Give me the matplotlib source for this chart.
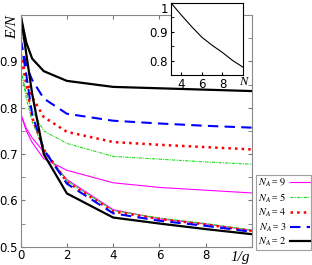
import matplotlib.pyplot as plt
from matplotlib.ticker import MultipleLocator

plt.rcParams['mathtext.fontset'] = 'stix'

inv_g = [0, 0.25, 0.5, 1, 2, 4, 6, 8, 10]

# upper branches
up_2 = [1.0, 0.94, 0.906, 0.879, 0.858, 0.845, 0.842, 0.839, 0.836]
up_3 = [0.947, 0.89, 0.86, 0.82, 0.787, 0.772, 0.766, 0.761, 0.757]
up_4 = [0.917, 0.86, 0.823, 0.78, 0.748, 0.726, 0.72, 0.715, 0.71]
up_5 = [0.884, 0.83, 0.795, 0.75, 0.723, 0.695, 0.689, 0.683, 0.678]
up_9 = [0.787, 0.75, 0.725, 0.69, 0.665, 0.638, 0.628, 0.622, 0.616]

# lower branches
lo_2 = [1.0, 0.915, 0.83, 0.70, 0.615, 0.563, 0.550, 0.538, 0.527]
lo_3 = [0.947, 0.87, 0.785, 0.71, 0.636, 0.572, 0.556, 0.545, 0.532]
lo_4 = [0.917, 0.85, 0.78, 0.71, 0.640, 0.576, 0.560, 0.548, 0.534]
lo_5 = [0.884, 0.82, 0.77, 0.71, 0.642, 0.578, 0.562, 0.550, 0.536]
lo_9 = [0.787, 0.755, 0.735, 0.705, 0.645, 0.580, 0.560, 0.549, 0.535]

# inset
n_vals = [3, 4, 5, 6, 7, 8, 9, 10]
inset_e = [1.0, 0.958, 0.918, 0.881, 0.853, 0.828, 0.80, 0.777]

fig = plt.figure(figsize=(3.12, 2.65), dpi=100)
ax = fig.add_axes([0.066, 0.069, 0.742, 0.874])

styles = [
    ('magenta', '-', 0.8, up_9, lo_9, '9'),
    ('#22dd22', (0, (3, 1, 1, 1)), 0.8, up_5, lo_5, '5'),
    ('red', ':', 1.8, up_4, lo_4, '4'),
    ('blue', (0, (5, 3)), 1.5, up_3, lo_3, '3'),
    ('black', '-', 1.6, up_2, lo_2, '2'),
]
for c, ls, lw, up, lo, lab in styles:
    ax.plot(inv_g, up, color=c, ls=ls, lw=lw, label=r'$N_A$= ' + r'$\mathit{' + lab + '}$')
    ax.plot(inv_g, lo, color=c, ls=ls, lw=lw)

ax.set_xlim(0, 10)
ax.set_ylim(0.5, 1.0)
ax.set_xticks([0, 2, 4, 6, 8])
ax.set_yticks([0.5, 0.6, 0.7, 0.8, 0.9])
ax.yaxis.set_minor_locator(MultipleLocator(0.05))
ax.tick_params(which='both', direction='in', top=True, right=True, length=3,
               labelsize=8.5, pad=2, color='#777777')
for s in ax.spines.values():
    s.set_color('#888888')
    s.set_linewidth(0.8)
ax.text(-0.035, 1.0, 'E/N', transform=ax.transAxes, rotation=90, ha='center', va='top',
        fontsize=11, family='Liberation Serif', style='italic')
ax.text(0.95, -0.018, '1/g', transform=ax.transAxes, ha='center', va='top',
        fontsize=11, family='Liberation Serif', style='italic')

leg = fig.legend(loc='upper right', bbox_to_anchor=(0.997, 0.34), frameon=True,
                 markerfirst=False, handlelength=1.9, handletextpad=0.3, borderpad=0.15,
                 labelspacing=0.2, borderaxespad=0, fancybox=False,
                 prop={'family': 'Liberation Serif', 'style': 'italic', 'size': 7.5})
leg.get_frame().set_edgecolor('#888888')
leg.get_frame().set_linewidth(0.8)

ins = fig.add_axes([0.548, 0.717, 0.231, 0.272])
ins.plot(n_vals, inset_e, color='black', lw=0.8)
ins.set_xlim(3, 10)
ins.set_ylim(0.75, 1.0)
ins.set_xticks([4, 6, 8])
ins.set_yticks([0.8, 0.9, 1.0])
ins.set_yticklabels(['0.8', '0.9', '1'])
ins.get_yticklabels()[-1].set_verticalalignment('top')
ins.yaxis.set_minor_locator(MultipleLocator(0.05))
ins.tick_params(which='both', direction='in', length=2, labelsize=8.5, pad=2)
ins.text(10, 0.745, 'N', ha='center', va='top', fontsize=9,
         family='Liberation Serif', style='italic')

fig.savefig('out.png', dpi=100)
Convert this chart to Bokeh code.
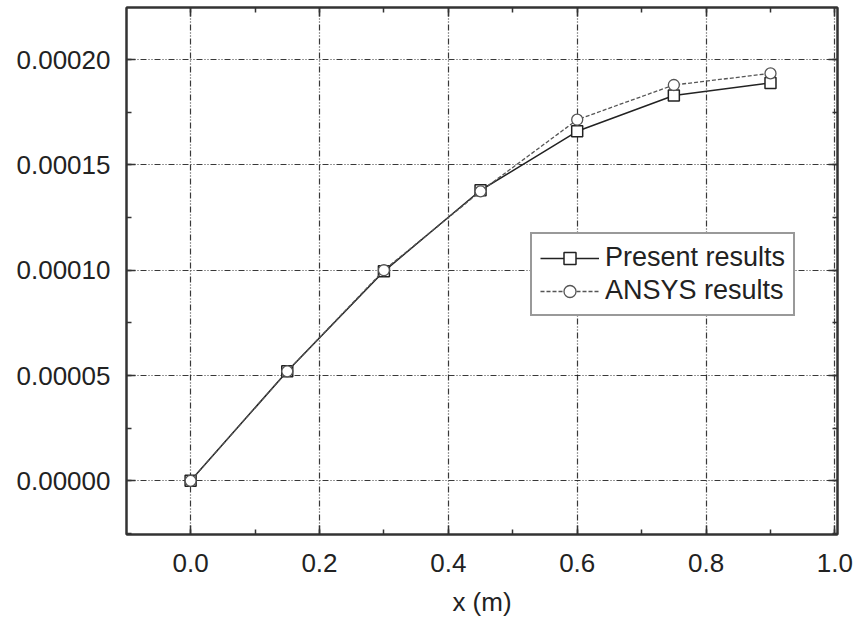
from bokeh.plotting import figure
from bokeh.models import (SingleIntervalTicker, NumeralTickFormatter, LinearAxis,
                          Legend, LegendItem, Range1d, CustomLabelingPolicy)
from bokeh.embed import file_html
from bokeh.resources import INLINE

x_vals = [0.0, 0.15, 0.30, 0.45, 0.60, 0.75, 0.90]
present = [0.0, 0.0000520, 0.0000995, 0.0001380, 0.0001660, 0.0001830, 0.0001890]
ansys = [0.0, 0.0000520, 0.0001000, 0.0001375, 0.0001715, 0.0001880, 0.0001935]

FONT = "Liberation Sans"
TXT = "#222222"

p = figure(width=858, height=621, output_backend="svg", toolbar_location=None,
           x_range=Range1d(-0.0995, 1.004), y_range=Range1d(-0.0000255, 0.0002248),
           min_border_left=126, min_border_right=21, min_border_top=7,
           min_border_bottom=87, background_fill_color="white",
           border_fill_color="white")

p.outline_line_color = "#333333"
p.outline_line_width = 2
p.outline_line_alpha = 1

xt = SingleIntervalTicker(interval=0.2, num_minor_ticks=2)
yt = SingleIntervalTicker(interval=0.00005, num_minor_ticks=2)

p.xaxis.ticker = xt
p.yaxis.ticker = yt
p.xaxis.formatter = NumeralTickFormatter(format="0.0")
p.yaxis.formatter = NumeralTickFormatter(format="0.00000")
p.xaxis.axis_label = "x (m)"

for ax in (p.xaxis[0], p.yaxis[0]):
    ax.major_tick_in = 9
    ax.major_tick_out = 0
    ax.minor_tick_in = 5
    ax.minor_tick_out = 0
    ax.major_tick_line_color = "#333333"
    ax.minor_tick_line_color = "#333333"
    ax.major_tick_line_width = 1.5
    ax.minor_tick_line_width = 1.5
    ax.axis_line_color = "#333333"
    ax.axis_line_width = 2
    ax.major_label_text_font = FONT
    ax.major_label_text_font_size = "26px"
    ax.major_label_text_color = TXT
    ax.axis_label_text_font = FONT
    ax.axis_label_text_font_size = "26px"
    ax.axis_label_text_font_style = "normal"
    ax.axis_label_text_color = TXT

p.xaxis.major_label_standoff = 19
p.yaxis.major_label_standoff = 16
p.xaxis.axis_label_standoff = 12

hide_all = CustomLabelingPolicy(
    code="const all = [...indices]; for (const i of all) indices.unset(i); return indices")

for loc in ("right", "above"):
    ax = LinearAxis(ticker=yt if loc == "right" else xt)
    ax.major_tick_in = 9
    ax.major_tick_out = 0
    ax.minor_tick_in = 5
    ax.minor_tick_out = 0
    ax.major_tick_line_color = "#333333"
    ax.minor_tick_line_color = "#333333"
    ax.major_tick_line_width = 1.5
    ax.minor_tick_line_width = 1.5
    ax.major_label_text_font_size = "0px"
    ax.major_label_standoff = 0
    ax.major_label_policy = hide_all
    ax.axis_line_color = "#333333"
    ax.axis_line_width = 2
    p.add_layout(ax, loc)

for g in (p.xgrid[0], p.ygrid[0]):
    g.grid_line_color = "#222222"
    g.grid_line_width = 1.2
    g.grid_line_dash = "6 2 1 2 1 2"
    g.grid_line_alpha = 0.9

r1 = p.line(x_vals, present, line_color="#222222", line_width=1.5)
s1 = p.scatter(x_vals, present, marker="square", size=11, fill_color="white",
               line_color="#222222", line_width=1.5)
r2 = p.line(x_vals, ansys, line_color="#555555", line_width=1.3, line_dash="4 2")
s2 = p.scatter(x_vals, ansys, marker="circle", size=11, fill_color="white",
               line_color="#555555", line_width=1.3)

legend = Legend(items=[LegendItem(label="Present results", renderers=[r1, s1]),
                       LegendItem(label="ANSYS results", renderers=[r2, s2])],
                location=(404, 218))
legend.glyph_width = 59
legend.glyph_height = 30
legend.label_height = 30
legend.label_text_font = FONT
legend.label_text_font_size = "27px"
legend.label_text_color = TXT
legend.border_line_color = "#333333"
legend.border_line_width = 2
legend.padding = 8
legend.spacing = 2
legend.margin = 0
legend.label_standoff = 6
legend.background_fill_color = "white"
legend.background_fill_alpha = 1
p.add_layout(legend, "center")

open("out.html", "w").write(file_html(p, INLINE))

::::::::

Only the lines from the top of the data through the line with "inv_g = [0, 0.25, 0.5, 1, 2, 4, 6, 8, 10]" should be quoted, exactly and with both ends kept; skip the pictures.

◆ SOLUTION FOR THIS EXERCISE:
Give me the matplotlib source for this chart.
import matplotlib.pyplot as plt
from matplotlib.ticker import MultipleLocator

plt.rcParams['mathtext.fontset'] = 'stix'

inv_g = [0, 0.25, 0.5, 1, 2, 4, 6, 8, 10]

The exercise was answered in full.